NFS agent notes

The NFS agent has the following notes:

Caveat when nodes in the cluster are a mix of AIX operating system versions 5.x and 6.1

Failing over an exported file system between the NFS server nodes with different AIX operating system versions can result in a Stale file handle error at the NFS client. This issue is independent of VCS.

Using NFSv4

For NFS v4 support, you must specify the NFSv4Root attribute. You must include vers=4 in the Option attribute of the Share resource.

Set up Enterprise Identity Mapping (EIM) in the NFS environment, if:

If either of the above points are true, and EIM is not set up, the client has minimal rights (user=nobody, group=nobody).

If you want to use the NFSv4 security feature, set the NFSSecurity attribute of the NFS resource to 1. Manually configure Kerberos or any other security environment that is supported by NFSv4.


Caveats

You export filesystems with NFSv4Root="/exp/exports1", and you forcefully stop the engine so that exports are still valid and existing. If you change configurations on NFS to set NFSv4Root="/newexport", the NFS Agent is not able to come online with this new root, because the already exported filesystem is using an older NFS pseudo file system root. To avoid this problem bring all Share resources down properly before changing NFSv4Root.

If you create a pseudo file system, a client can access the filesystem. After the NFS server fails over to the other system in the cluster, the client can not see the filesystem. The client needs to remount it.

Service Management Facility for Solaris 10

You must disable the Service Management Facility (SMF) for NFS daemons for the NFS agent to work on Solaris 10. SMF is the new service framework for Solaris 10. SMF provides an infrastructure to automatically start and restart services.

UNIX start-up scripts and configuration files previously performed these functions. SMF maintains the Service Configuration Repository to store persistent configuration information as well as runtime data for all the services. All NFS daemons (nfsd, mountd, etc.) are now controlled by SMF. To keep these daemons under VCS control, modify the configuration repository to disable the SMF framework for NFS daemons.

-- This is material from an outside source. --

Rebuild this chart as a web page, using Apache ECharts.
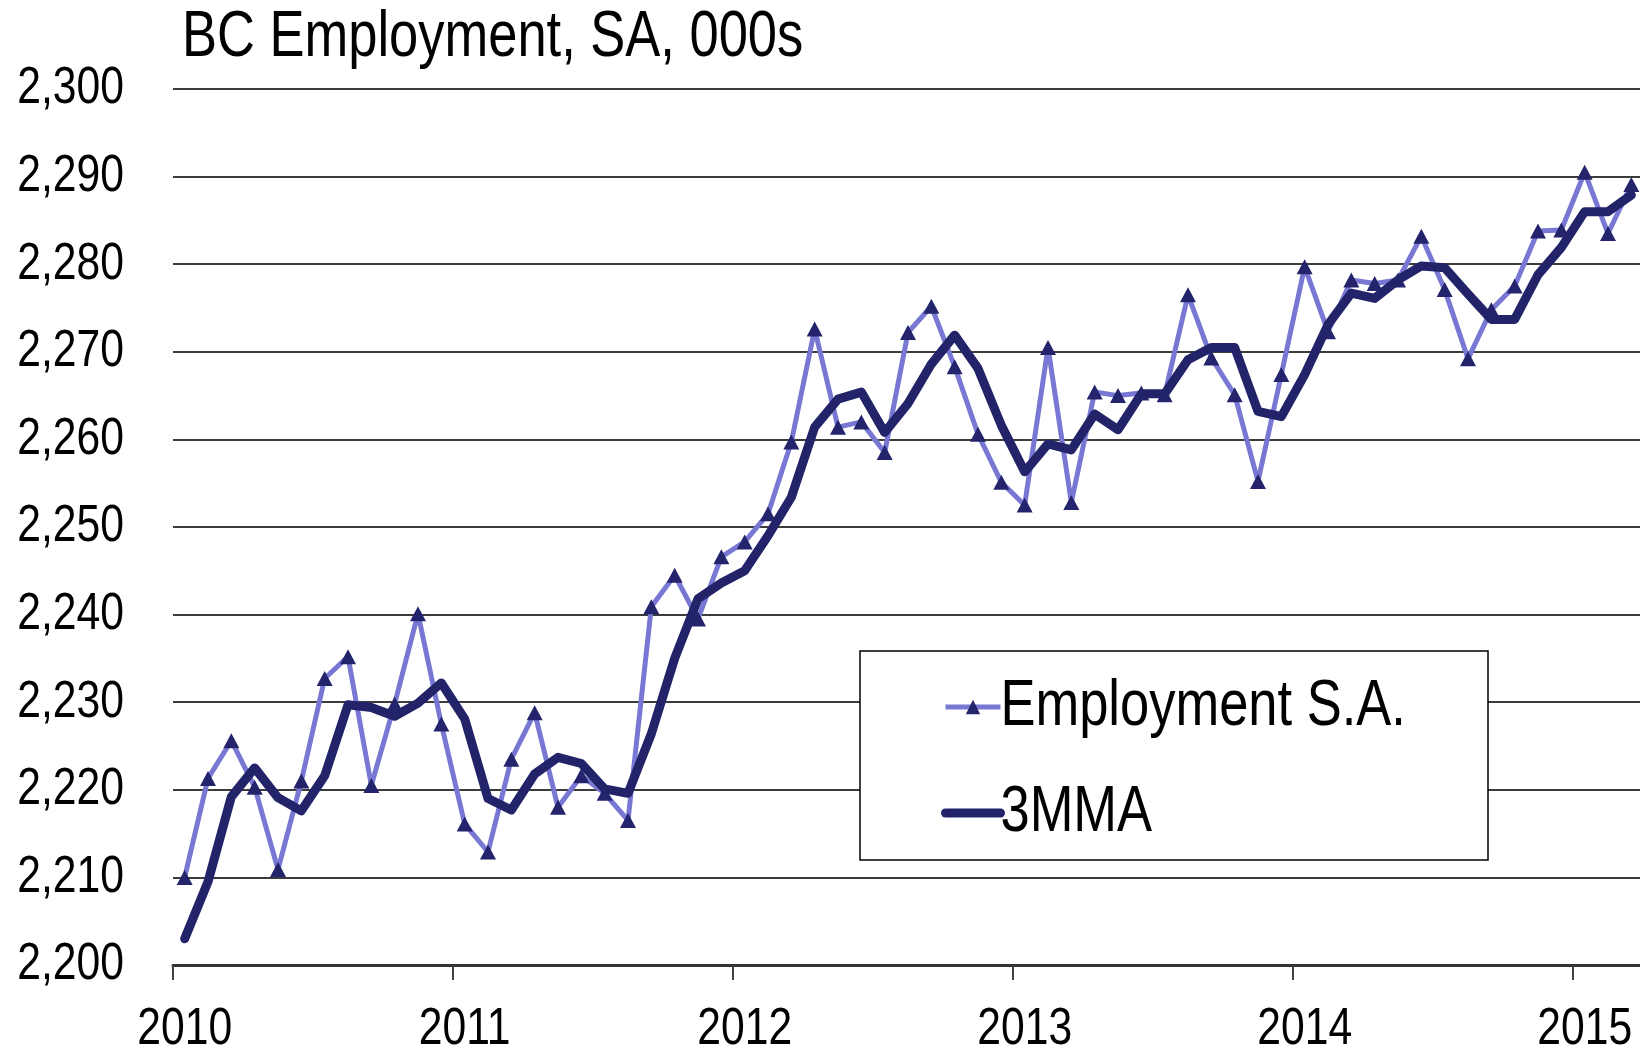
<!DOCTYPE html>
<html><head><meta charset="utf-8">
<script src="https://cdn.jsdelivr.net/npm/echarts@6/dist/echarts.min.js"></script>
<style>html,body{margin:0;padding:0;background:#fff}#c{width:1640px;height:1055px}</style>
</head><body><div id="c"></div>
<script>
const chartTitle = 'BC Employment, SA, 000s';
const years = ['2010', '2011', '2012', '2013', '2014', '2015'];
const monthsPerYear = [12, 12, 12, 12, 12, 3];
const categories = [];
years.forEach((y, k) => {
  for (let m = 1; m <= monthsPerYear[k]; m++) categories.push(y + '-' + String(m).padStart(2, '0'));
});

const employmentSA = [
  2210.0, 2221.3, 2225.6, 2220.3, 2210.9, 2221.0, 2232.7, 2235.2, 2220.5, 2229.8, 2240.1, 2227.5,
  2216.1, 2212.9, 2223.5, 2228.8, 2218.0, 2221.6, 2219.6, 2216.5, 2240.9, 2244.5, 2239.5, 2246.6,
  2248.3, 2251.5, 2259.7, 2272.6, 2261.4, 2262.0, 2258.5, 2272.2, 2275.2, 2268.3, 2260.6, 2255.1,
  2252.5, 2270.5, 2252.8, 2265.4, 2265.0, 2265.3, 2265.1, 2276.5, 2269.3, 2265.1, 2255.2, 2267.4,
  2279.7, 2272.3, 2278.2, 2277.8, 2278.2, 2283.2, 2277.1, 2269.2, 2274.8, 2277.5, 2283.8, 2283.9,
  2290.5, 2283.5, 2289.1
];
const mma3 = [
  2203.0, 2209.5, 2219.2, 2222.5, 2219.1, 2217.6, 2221.6, 2229.7, 2229.4, 2228.4, 2229.9, 2232.2,
  2228.1, 2219.0, 2217.7, 2221.8, 2223.7, 2223.0, 2220.1, 2219.6, 2226.4, 2235.0, 2241.8, 2243.6,
  2245.0, 2249.0, 2253.4, 2261.4, 2264.6, 2265.4, 2260.8, 2264.1, 2268.6, 2271.9, 2268.1, 2261.6,
  2256.3, 2259.5, 2258.8, 2262.9, 2261.1, 2265.2, 2265.2, 2269.1, 2270.5, 2270.5, 2263.2, 2262.6,
  2267.4, 2273.1, 2276.7, 2276.1, 2278.2, 2279.8, 2279.6, 2276.6, 2273.7, 2273.7, 2278.8, 2281.9,
  2286.0, 2286.0, 2287.9
];
const yMin = 2200, yMax = 2300, yStep = 10;
const seriesNames = ['Employment S.A.', '3MMA'];

const FONT = "'Liberation Sans', Arial, sans-serif";
const NARROW = 0.82; // Arial Narrow look: Arial metrics compressed horizontally
const SA_LINE = '#7878d4', MARKER = '#24246c', MA_LINE = '#232369';

const chart = echarts.init(document.getElementById('c'), null, {renderer: 'canvas'});
chart.setOption({
  animation: false,
  backgroundColor: '#ffffff',
  title: {
    text: chartTitle, left: 182, top: 6, padding: 0,
    textStyle: {fontFamily: FONT, fontSize: 64, fontWeight: 'normal', color: '#000'}
  },
  grid: {left: 173, right: -3, top: 89, bottom: 90, containLabel: false, outerBoundsMode: 'none'},
  xAxis: {
    type: 'category', data: categories, boundaryGap: true,
    axisLine: {show: true, lineStyle: {color: '#333', width: 3}},
    axisTick: {show: true, interval: 11, length: 15, lineStyle: {color: '#404040', width: 2}},
    axisLabel: {
      interval: 11, margin: 39, color: '#000', fontFamily: FONT, fontSize: 52,
      hideOverlap: false,
      formatter: v => v.slice(0, 4)
    },
    splitLine: {show: false}
  },
  yAxis: {
    type: 'value', min: yMin, max: yMax, interval: yStep,
    axisLine: {show: false}, axisTick: {show: false},
    axisLabel: {
      margin: 49, color: '#000', fontFamily: FONT, fontSize: 52,
      formatter: v => String(v).replace(/\B(?=(\d{3})+(?!\d))/g, ',')
    },
    splitLine: {show: true, lineStyle: {color: '#3c3c3c', width: 2}}
  },
  legend: {
    orient: 'vertical', left: 941, top: 675, padding: 0, itemGap: 42,
    itemWidth: 55, itemHeight: 18,
    textStyle: {fontFamily: FONT, fontSize: 64, color: '#000', lineHeight: 64, padding: [0, 0, 0, 7]},
    data: [
      {name: seriesNames[0], lineStyle: {width: 5, color: SA_LINE}, itemStyle: {color: MARKER}},
      {name: seriesNames[1], lineStyle: {width: 9, color: MA_LINE, cap: 'round'}, itemStyle: {opacity: 0}}
    ],
    z: 10
  },
  graphic: [{
    type: 'rect', z: 8, silent: true,
    shape: {x: 860, y: 651, width: 628, height: 209},
    style: {fill: '#fff', stroke: '#000', lineWidth: 1.5}
  }],
  series: [
    {
      name: seriesNames[0], type: 'line', data: employmentSA,
      symbol: 'triangle', symbolSize: [16, 15], showSymbol: true,
      lineStyle: {color: SA_LINE, width: 5},
      itemStyle: {color: MARKER},
      emphasis: {disabled: true}, z: 2
    },
    {
      name: seriesNames[1], type: 'line', data: mma3,
      symbol: 'none',
      lineStyle: {color: MA_LINE, width: 9, cap: 'round', join: 'round'},
      itemStyle: {color: MA_LINE},
      emphasis: {disabled: true}, z: 3
    }
  ]
});

// compress every text horizontally around its anchor to get the narrow typeface look
(function narrowTexts() {
  const zr = chart.getZr();
  function walk(el) {
    if (!el) return;
    if (el.type === 'text') {
      if (el.scaleX !== NARROW) { el.scaleX = NARROW; el.markRedraw && el.markRedraw(); }
      return;
    }
    if (el.isGroup && el.childrenRef) el.childrenRef().forEach(walk);
  }
  zr.storage.getRoots().forEach(walk);
  zr.refreshImmediately();
})();
</script></body></html>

You must invoke the following command before bringing the NFS agent online or the agents returns an unknown state.

To keep nfsd and mountd daemons under VCS control

  1. Set the auto_enable property to false.

    # svccfg -s nfs/server setprop "application/auto_enable = false"

  2. Refresh the SMF configuration repository.

    # svcadm refresh nfs/server

  3. Disable SMF.

    # svcadm disable svc:/network/nfs/server:default

  4. Run svcs -a | grep -i nfs command and review its output to make sure that SMF for nfsd and mountd is disabled.

    # svcs -a | grep -i nfs

    disabled May_29 svc:/network/nfs/server:default

To keep nfsmapid daemon under VCS control

  1. Set the auto_enable property to false.

    # svccfg -s nfs/mapid setprop "application/auto_enable = false"

  2. Refresh the SMF configuration repository.

    # svcadm refresh nfs/mapid

  3. Disable SMF.

    # svcadm disable svc:/network/nfs/mapid:default

  4. Run svcs -a | grep -i mapid command and review its output to make sure that SMF for nfsmapid is disabled.